2017 Prizewinner of the Nuremberg International Human Rights Award
For its courage in bringing the systematic torture and mass murders in Syria to the attention of the world public.
When in spring 2011, revolutions shook the Arab world, in Syria, men, women and children took to the streets peacefully and demanded reforms. Security forces fired into the crowds. In an attempt to break the movement, the secret services made innumerable arbitrary arrests.
At the time, “Caesar” was stationed in the military police headquarters in the north of Damascus. As military photographers, he and his colleagues were sent to take photographs of demonstrators who had been killed by firearms. In the eyes of the regime, these demonstrators were terrorists. After this, the photographers were commissioned to document the corpses of prisoners who had died during imprisonment. They had died due to torture, hunger and disease. Their tormented bodies are naked, they have only numbers, written on their skin.
“Caesar” soon realised that these were no terrorists, but simple civilians.
Over two years, he smuggled over 50,000 images out of the military hospital on memory sticks, and loaded them on to an external hard-drive. The images show humans starved and eviscerated, their skin carved with knives and burned by chemical agents, their eyes gauged and bones broken - horrendous acts done to people with the horror of the last hours of their lives still on their faces. His photos show at least 6,700 individual human beings who were tortured to death in the prisons of the Syrian state security services, with the number of the murderous facility marked on each body and on an accompanying white card.
When in summer 2013, “Caesar” was brought out of the country, the Syrian National Movement received the stolen photographs. They tried to publicise the regime’s crimes and with them approached government offices and diplomatic representations in Paris, Geneva and Washington. On July 31, 2014 “Caesar” testified before the US Congress.

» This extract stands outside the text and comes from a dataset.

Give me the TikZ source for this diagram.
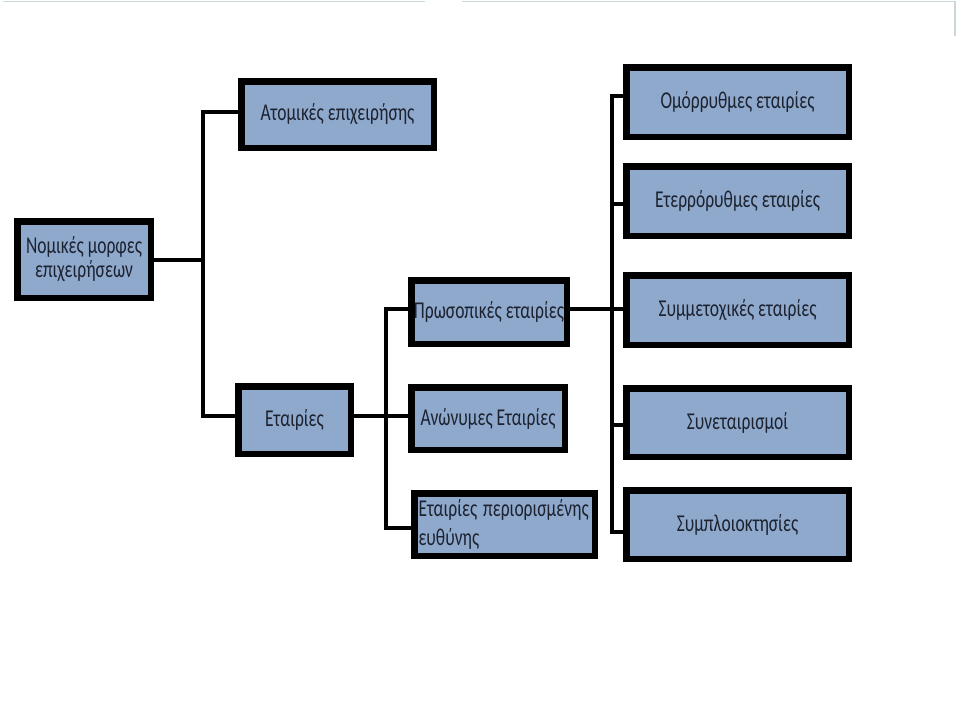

But international jurisdiction has remained silent, blocked by conflicting diplomatic interests. At the UN Security Council, Bashar al-Assad’s Russian ally has vetoed all resolutions to condemn the Syrian regime or to demand referral to the International Criminal Court.
National jurisdictions are the only solution. Therefore western lawyers in Europe and in the USA have brought charges against the regime in their countries. In France (October 2016), in Spain (February 2017) and in Germany (March 2017), criminal charges against the rulers of the Syrian regime were filed.
“Caesar” was no activist.
He did not even demonstrate against the rulers. But one day, this man said No! No to the crimes of the regime of Bashar al-Assad and to the despotism of its intelligence services. He said No! without having any idea where his rejection might lead him and what a long and insecure path lay before him. Until today.